[Objective] Filter the records below and copy every line containing the word "with".
## START Raw records
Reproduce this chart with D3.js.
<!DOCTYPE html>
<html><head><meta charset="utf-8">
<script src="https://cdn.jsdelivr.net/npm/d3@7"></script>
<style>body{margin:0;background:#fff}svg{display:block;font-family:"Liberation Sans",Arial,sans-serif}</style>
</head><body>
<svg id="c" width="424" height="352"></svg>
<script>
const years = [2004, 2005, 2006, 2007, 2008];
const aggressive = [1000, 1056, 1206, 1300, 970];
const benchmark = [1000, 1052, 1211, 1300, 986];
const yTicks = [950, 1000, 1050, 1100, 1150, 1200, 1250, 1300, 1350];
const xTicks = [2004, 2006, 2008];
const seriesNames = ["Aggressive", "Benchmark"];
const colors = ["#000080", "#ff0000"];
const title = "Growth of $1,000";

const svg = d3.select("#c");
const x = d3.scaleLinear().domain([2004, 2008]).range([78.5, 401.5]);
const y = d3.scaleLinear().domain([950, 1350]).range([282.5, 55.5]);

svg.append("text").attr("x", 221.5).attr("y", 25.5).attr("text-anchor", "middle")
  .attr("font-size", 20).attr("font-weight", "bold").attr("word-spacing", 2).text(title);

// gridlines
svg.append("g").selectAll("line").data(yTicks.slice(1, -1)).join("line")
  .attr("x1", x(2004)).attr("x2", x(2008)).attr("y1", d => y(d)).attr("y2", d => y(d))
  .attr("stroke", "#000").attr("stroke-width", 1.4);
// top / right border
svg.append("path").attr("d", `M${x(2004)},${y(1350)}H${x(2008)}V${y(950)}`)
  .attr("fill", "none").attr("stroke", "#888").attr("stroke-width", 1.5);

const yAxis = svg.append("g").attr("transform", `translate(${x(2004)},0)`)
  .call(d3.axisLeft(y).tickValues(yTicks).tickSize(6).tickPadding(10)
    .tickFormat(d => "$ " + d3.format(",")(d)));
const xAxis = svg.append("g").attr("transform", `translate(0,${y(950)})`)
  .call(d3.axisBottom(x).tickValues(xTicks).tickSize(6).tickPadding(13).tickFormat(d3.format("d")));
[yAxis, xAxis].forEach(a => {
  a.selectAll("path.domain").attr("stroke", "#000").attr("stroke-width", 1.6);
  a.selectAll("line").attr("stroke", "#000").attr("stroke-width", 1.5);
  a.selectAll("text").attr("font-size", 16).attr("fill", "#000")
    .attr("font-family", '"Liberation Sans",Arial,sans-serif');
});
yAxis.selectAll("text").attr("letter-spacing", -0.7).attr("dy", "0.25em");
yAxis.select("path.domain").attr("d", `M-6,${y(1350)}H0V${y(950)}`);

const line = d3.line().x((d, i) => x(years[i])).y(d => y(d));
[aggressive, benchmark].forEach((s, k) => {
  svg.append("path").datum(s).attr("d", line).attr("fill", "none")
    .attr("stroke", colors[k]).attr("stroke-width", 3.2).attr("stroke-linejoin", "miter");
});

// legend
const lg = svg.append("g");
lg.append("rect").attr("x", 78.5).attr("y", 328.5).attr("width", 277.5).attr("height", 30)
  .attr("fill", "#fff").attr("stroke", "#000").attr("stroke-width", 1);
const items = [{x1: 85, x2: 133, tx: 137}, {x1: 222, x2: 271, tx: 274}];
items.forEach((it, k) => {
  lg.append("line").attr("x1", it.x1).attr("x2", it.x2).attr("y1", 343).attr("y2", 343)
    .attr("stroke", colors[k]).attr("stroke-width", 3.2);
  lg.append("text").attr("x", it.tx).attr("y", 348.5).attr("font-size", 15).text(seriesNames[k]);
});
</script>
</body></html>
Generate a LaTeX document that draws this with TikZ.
## END Raw records
[Output for this task]
Reproduce this chart with D3.js.
Generate a LaTeX document that draws this with TikZ.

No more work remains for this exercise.